- Instructions to follow -
Copy the records below exactly, omitting any pictures they contain.

- The data -
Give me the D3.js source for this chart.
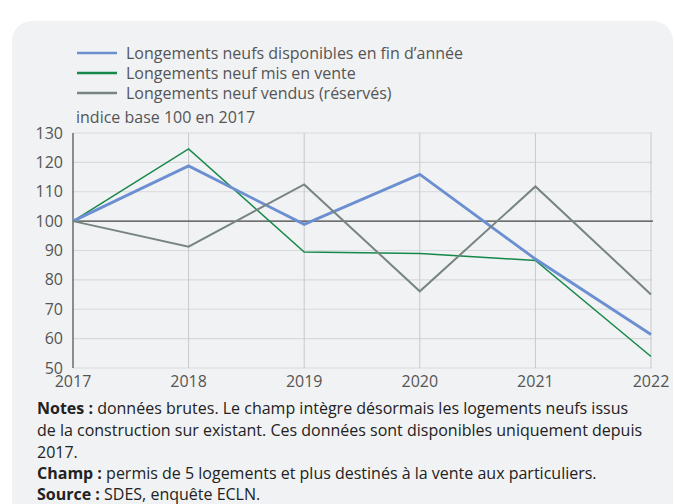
<!DOCTYPE html>
<html>
<head>
<meta charset="utf-8">
<script src="https://cdn.jsdelivr.net/npm/d3@7"></script>
<style>
  body { margin: 0; background: #fff; font-family: "Open Sans", sans-serif; }
  svg text { font-family: "Open Sans", sans-serif; }
</style>
</head>
<body>
<div id="chart"></div>
<script>
// data
var years = [2017, 2018, 2019, 2020, 2021, 2022];
var disponibles = [100, 118.8, 98.9, 115.9, 87.1, 61.4];
var misEnVente = [100, 124.6, 89.5, 89.0, 86.6, 53.9];
var vendus = [100, 91.3, 112.5, 76.1, 111.8, 75.0];
var yTicks = [50, 60, 70, 80, 90, 100, 110, 120, 130];

var seriesNames = ["Longements neufs disponibles en fin d\u2019année",
                   "Longements neuf mis en vente",
                   "Longements neuf vendus (réservés)"];
var seriesColors = ["#6b8fd1", "#16884a", "#77847f"];
var seriesWidths = [2.8, 1.5, 2];
var seriesValues = [disponibles, misEnVente, vendus];

var width = 674, height = 504;
var svg = d3.select("#chart").append("svg")
    .attr("width", width)
    .attr("height", height);

// card background
svg.append("rect")
    .attr("x", 12).attr("y", 21)
    .attr("width", 661).attr("height", 540)
    .attr("rx", 20)
    .attr("fill", "#f1f2f4");

var x = d3.scalePoint().domain(years).range([73, 651]);
var y = d3.scaleLinear().domain([50, 130]).range([368, 133]);

// grid
svg.append("g").selectAll("line")
    .data(yTicks)
    .enter().append("line")
    .attr("x1", 73).attr("x2", 652)
    .attr("y1", function (d) { return y(d); })
    .attr("y2", function (d) { return y(d); })
    .attr("stroke", "#d8d9dc")
    .attr("stroke-width", 1.2);

svg.append("g").selectAll("line")
    .data(years.slice(1))
    .enter().append("line")
    .attr("x1", function (d) { return x(d); })
    .attr("x2", function (d) { return x(d); })
    .attr("y1", y(130)).attr("y2", y(50))
    .attr("stroke", "#c8c9cc")
    .attr("stroke-width", 1);

// base 100 line
svg.append("line")
    .attr("x1", 73).attr("x2", 653)
    .attr("y1", y(100)).attr("y2", y(100))
    .attr("stroke", "#4a4a4a")
    .attr("stroke-width", 1.2);

// left axis line
svg.append("line")
    .attr("x1", 73).attr("x2", 73)
    .attr("y1", y(130)).attr("y2", y(50))
    .attr("stroke", "#555")
    .attr("stroke-width", 1.3);

// y tick labels
svg.append("g").selectAll("text")
    .data(yTicks)
    .enter().append("text")
    .attr("x", 63)
    .attr("y", function (d) { return y(d); })
    .attr("dy", "0.35em")
    .attr("text-anchor", "end")
    .attr("font-size", 16)
    .attr("fill", "#555")
    .text(function (d) { return d; });

// x tick labels
svg.append("g").selectAll("text")
    .data(years)
    .enter().append("text")
    .attr("x", function (d) { return x(d); })
    .attr("y", 387)
    .attr("text-anchor", "middle")
    .attr("font-size", 16)
    .attr("fill", "#555")
    .text(function (d) { return d; });

// lines
var line = d3.line()
    .x(function (d, i) { return x(years[i]); })
    .y(function (d) { return y(d); });

// green first, then blue, gray on top
[1, 0, 2].forEach(function (k) {
    svg.append("path")
        .datum(seriesValues[k])
        .attr("d", line)
        .attr("fill", "none")
        .attr("stroke", seriesColors[k])
        .attr("stroke-width", seriesWidths[k])
        .attr("stroke-linejoin", "miter");
});

// legend
var legendY = [53, 73, 93];
var legend = svg.append("g").selectAll("g")
    .data(seriesNames)
    .enter().append("g");

legend.append("line")
    .attr("x1", 77).attr("x2", 117)
    .attr("y1", function (d, i) { return legendY[i]; })
    .attr("y2", function (d, i) { return legendY[i]; })
    .attr("stroke", function (d, i) { return seriesColors[i]; })
    .attr("stroke-width", 2.5);

legend.append("text")
    .attr("x", 126)
    .attr("y", function (d, i) { return legendY[i]; })
    .attr("dy", "0.35em")
    .attr("font-size", 16)
    .attr("fill", "#555")
    .text(function (d) { return d; });

svg.append("text")
    .attr("x", 76).attr("y", 117)
    .attr("dy", "0.35em")
    .attr("font-size", 16)
    .attr("fill", "#555")
    .text("indice base 100 en 2017");

// notes
var notes = [
    ["Notes :", " données brutes. Le champ intègre désormais les logements neufs issus"],
    ["", "de la construction sur existant. Ces données sont disponibles uniquement depuis"],
    ["", "2017."],
    ["Champ :", " permis de 5 logements et plus destinés à la vente aux particuliers."],
    ["Source :", " SDES, enquête ECLN."]
];
var notesY = [414, 436, 458, 479, 500];
notes.forEach(function (n, i) {
    var t = svg.append("text")
        .attr("x", 37).attr("y", notesY[i])
        .attr("font-size", 16)
        .attr("fill", "#222");
    if (n[0]) t.append("tspan").attr("font-weight", "bold").text(n[0]);
    t.append("tspan").text(n[1]);
});
</script>
</body>
</html>
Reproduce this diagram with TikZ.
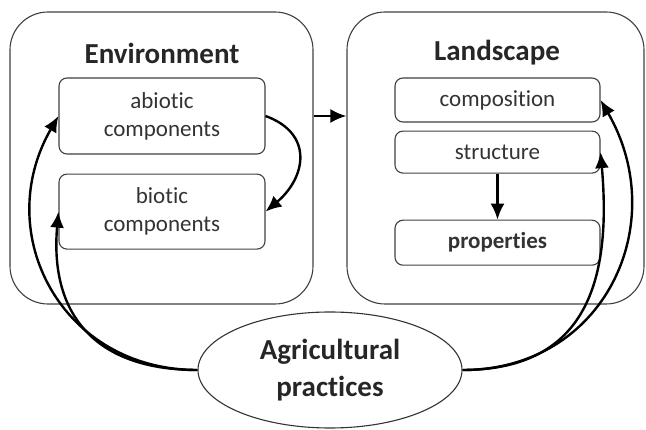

- Reply to the exercise -
Give me the D3.js source for this chart.
<!DOCTYPE html>
<html>
<head>
<meta charset="utf-8">
<script src="https://cdn.jsdelivr.net/npm/d3@7"></script>
<style>
  body { margin: 0; background: #fff; font-family: "Open Sans", sans-serif; }
  svg text { font-family: "Open Sans", sans-serif; }
</style>
</head>
<body>
<div id="chart"></div>
<script>
// data
var years = [2017, 2018, 2019, 2020, 2021, 2022];
var disponibles = [100, 118.8, 98.9, 115.9, 87.1, 61.4];
var misEnVente = [100, 124.6, 89.5, 89.0, 86.6, 53.9];
var vendus = [100, 91.3, 112.5, 76.1, 111.8, 75.0];
var yTicks = [50, 60, 70, 80, 90, 100, 110, 120, 130];

var seriesNames = ["Longements neufs disponibles en fin d\u2019année",
                   "Longements neuf mis en vente",
                   "Longements neuf vendus (réservés)"];
var seriesColors = ["#6b8fd1", "#16884a", "#77847f"];
var seriesWidths = [2.8, 1.5, 2];
var seriesValues = [disponibles, misEnVente, vendus];

var width = 674, height = 504;
var svg = d3.select("#chart").append("svg")
    .attr("width", width)
    .attr("height", height);

// card background
svg.append("rect")
    .attr("x", 12).attr("y", 21)
    .attr("width", 661).attr("height", 540)
    .attr("rx", 20)
    .attr("fill", "#f1f2f4");

var x = d3.scalePoint().domain(years).range([73, 651]);
var y = d3.scaleLinear().domain([50, 130]).range([368, 133]);

// grid
svg.append("g").selectAll("line")
    .data(yTicks)
    .enter().append("line")
    .attr("x1", 73).attr("x2", 652)
    .attr("y1", function (d) { return y(d); })
    .attr("y2", function (d) { return y(d); })
    .attr("stroke", "#d8d9dc")
    .attr("stroke-width", 1.2);

svg.append("g").selectAll("line")
    .data(years.slice(1))
    .enter().append("line")
    .attr("x1", function (d) { return x(d); })
    .attr("x2", function (d) { return x(d); })
    .attr("y1", y(130)).attr("y2", y(50))
    .attr("stroke", "#c8c9cc")
    .attr("stroke-width", 1);

// base 100 line
svg.append("line")
    .attr("x1", 73).attr("x2", 653)
    .attr("y1", y(100)).attr("y2", y(100))
    .attr("stroke", "#4a4a4a")
    .attr("stroke-width", 1.2);

// left axis line
svg.append("line")
    .attr("x1", 73).attr("x2", 73)
    .attr("y1", y(130)).attr("y2", y(50))
    .attr("stroke", "#555")
    .attr("stroke-width", 1.3);

// y tick labels
svg.append("g").selectAll("text")
    .data(yTicks)
    .enter().append("text")
    .attr("x", 63)
    .attr("y", function (d) { return y(d); })
    .attr("dy", "0.35em")
    .attr("text-anchor", "end")
    .attr("font-size", 16)
    .attr("fill", "#555")
    .text(function (d) { return d; });

// x tick labels
svg.append("g").selectAll("text")
    .data(years)
    .enter().append("text")
    .attr("x", function (d) { return x(d); })
    .attr("y", 387)
    .attr("text-anchor", "middle")
    .attr("font-size", 16)
    .attr("fill", "#555")
    .text(function (d) { return d; });

// lines
var line = d3.line()
    .x(function (d, i) { return x(years[i]); })
    .y(function (d) { return y(d); });

// green first, then blue, gray on top
[1, 0, 2].forEach(function (k) {
    svg.append("path")
        .datum(seriesValues[k])
        .attr("d", line)
        .attr("fill", "none")
        .attr("stroke", seriesColors[k])
        .attr("stroke-width", seriesWidths[k])
        .attr("stroke-linejoin", "miter");
});

// legend
var legendY = [53, 73, 93];
var legend = svg.append("g").selectAll("g")
    .data(seriesNames)
    .enter().append("g");

legend.append("line")
    .attr("x1", 77).attr("x2", 117)
    .attr("y1", function (d, i) { return legendY[i]; })
    .attr("y2", function (d, i) { return legendY[i]; })
    .attr("stroke", function (d, i) { return seriesColors[i]; })
    .attr("stroke-width", 2.5);

legend.append("text")
    .attr("x", 126)
    .attr("y", function (d, i) { return legendY[i]; })
    .attr("dy", "0.35em")
    .attr("font-size", 16)
    .attr("fill", "#555")
    .text(function (d) { return d; });

svg.append("text")
    .attr("x", 76).attr("y", 117)
    .attr("dy", "0.35em")
    .attr("font-size", 16)
    .attr("fill", "#555")
    .text("indice base 100 en 2017");

// notes
var notes = [
    ["Notes :", " données brutes. Le champ intègre désormais les logements neufs issus"],
    ["", "de la construction sur existant. Ces données sont disponibles uniquement depuis"],
    ["", "2017."],
    ["Champ :", " permis de 5 logements et plus destinés à la vente aux particuliers."],
    ["Source :", " SDES, enquête ECLN."]
];
var notesY = [414, 436, 458, 479, 500];
notes.forEach(function (n, i) {
    var t = svg.append("text")
        .attr("x", 37).attr("y", notesY[i])
        .attr("font-size", 16)
        .attr("fill", "#222");
    if (n[0]) t.append("tspan").attr("font-weight", "bold").text(n[0]);
    t.append("tspan").text(n[1]);
});
</script>
</body>
</html>
Reproduce this diagram with TikZ.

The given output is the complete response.